● **AVAILABLE DATA**

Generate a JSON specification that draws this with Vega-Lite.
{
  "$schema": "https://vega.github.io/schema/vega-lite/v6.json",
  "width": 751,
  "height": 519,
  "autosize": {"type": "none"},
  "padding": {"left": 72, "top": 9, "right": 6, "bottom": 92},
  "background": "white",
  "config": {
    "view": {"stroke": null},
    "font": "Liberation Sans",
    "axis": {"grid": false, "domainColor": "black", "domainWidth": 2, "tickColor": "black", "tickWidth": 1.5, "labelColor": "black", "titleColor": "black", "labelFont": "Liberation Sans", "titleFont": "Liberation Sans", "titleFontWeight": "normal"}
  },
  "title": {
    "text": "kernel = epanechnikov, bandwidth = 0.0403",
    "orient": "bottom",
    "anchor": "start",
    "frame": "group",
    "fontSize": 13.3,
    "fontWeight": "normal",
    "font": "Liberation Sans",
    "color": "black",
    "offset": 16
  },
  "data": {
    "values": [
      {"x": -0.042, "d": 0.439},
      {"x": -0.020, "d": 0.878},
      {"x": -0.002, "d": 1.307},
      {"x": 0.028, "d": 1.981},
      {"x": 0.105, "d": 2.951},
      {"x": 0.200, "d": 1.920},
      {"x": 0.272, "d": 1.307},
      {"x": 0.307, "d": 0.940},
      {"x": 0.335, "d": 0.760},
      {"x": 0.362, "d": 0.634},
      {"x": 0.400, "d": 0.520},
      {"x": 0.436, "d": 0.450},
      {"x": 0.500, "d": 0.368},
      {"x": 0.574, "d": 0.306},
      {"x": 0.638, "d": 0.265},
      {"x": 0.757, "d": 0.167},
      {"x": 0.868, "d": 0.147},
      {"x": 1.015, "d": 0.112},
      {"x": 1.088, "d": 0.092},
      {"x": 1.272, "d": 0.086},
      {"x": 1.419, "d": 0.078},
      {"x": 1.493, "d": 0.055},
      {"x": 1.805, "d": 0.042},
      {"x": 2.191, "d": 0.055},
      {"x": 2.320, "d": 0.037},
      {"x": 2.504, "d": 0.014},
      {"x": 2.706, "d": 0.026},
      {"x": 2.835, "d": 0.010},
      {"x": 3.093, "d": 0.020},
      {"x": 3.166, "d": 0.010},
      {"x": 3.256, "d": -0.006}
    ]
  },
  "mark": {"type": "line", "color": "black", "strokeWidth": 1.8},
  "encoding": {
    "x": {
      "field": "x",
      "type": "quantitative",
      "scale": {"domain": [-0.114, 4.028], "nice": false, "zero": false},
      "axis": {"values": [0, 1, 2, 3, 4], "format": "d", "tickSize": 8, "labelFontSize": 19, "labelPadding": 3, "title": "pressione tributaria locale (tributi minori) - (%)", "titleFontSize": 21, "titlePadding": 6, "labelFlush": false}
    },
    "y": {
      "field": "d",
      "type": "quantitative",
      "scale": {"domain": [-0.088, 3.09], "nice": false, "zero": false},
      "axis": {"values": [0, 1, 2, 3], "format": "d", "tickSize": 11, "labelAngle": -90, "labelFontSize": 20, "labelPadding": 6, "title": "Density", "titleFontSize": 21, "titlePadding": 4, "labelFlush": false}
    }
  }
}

● **SET PROBLEM**
Write the listing out again, exactly as it reads.

● **CORRECT RESULT**
Generate a JSON specification that draws this with Vega-Lite.
{
  "$schema": "https://vega.github.io/schema/vega-lite/v6.json",
  "width": 751,
  "height": 519,
  "autosize": {"type": "none"},
  "padding": {"left": 72, "top": 9, "right": 6, "bottom": 92},
  "background": "white",
  "config": {
    "view": {"stroke": null},
    "font": "Liberation Sans",
    "axis": {"grid": false, "domainColor": "black", "domainWidth": 2, "tickColor": "black", "tickWidth": 1.5, "labelColor": "black", "titleColor": "black", "labelFont": "Liberation Sans", "titleFont": "Liberation Sans", "titleFontWeight": "normal"}
  },
  "title": {
    "text": "kernel = epanechnikov, bandwidth = 0.0403",
    "orient": "bottom",
    "anchor": "start",
    "frame": "group",
    "fontSize": 13.3,
    "fontWeight": "normal",
    "font": "Liberation Sans",
    "color": "black",
    "offset": 16
  },
  "data": {
    "values": [
      {"x": -0.042, "d": 0.439},
      {"x": -0.020, "d": 0.878},
      {"x": -0.002, "d": 1.307},
      {"x": 0.028, "d": 1.981},
      {"x": 0.105, "d": 2.951},
      {"x": 0.200, "d": 1.920},
      {"x": 0.272, "d": 1.307},
      {"x": 0.307, "d": 0.940},
      {"x": 0.335, "d": 0.760},
      {"x": 0.362, "d": 0.634},
      {"x": 0.400, "d": 0.520},
      {"x": 0.436, "d": 0.450},
      {"x": 0.500, "d": 0.368},
      {"x": 0.574, "d": 0.306},
      {"x": 0.638, "d": 0.265},
      {"x": 0.757, "d": 0.167},
      {"x": 0.868, "d": 0.147},
      {"x": 1.015, "d": 0.112},
      {"x": 1.088, "d": 0.092},
      {"x": 1.272, "d": 0.086},
      {"x": 1.419, "d": 0.078},
      {"x": 1.493, "d": 0.055},
      {"x": 1.805, "d": 0.042},
      {"x": 2.191, "d": 0.055},
      {"x": 2.320, "d": 0.037},
      {"x": 2.504, "d": 0.014},
      {"x": 2.706, "d": 0.026},
      {"x": 2.835, "d": 0.010},
      {"x": 3.093, "d": 0.020},
      {"x": 3.166, "d": 0.010},
      {"x": 3.256, "d": -0.006}
    ]
  },
  "mark": {"type": "line", "color": "black", "strokeWidth": 1.8},
  "encoding": {
    "x": {
      "field": "x",
      "type": "quantitative",
      "scale": {"domain": [-0.114, 4.028], "nice": false, "zero": false},
      "axis": {"values": [0, 1, 2, 3, 4], "format": "d", "tickSize": 8, "labelFontSize": 19, "labelPadding": 3, "title": "pressione tributaria locale (tributi minori) - (%)", "titleFontSize": 21, "titlePadding": 6, "labelFlush": false}
    },
    "y": {
      "field": "d",
      "type": "quantitative",
      "scale": {"domain": [-0.088, 3.09], "nice": false, "zero": false},
      "axis": {"values": [0, 1, 2, 3], "format": "d", "tickSize": 11, "labelAngle": -90, "labelFontSize": 20, "labelPadding": 6, "title": "Density", "titleFontSize": 21, "titlePadding": 4, "labelFlush": false}
    }
  }
}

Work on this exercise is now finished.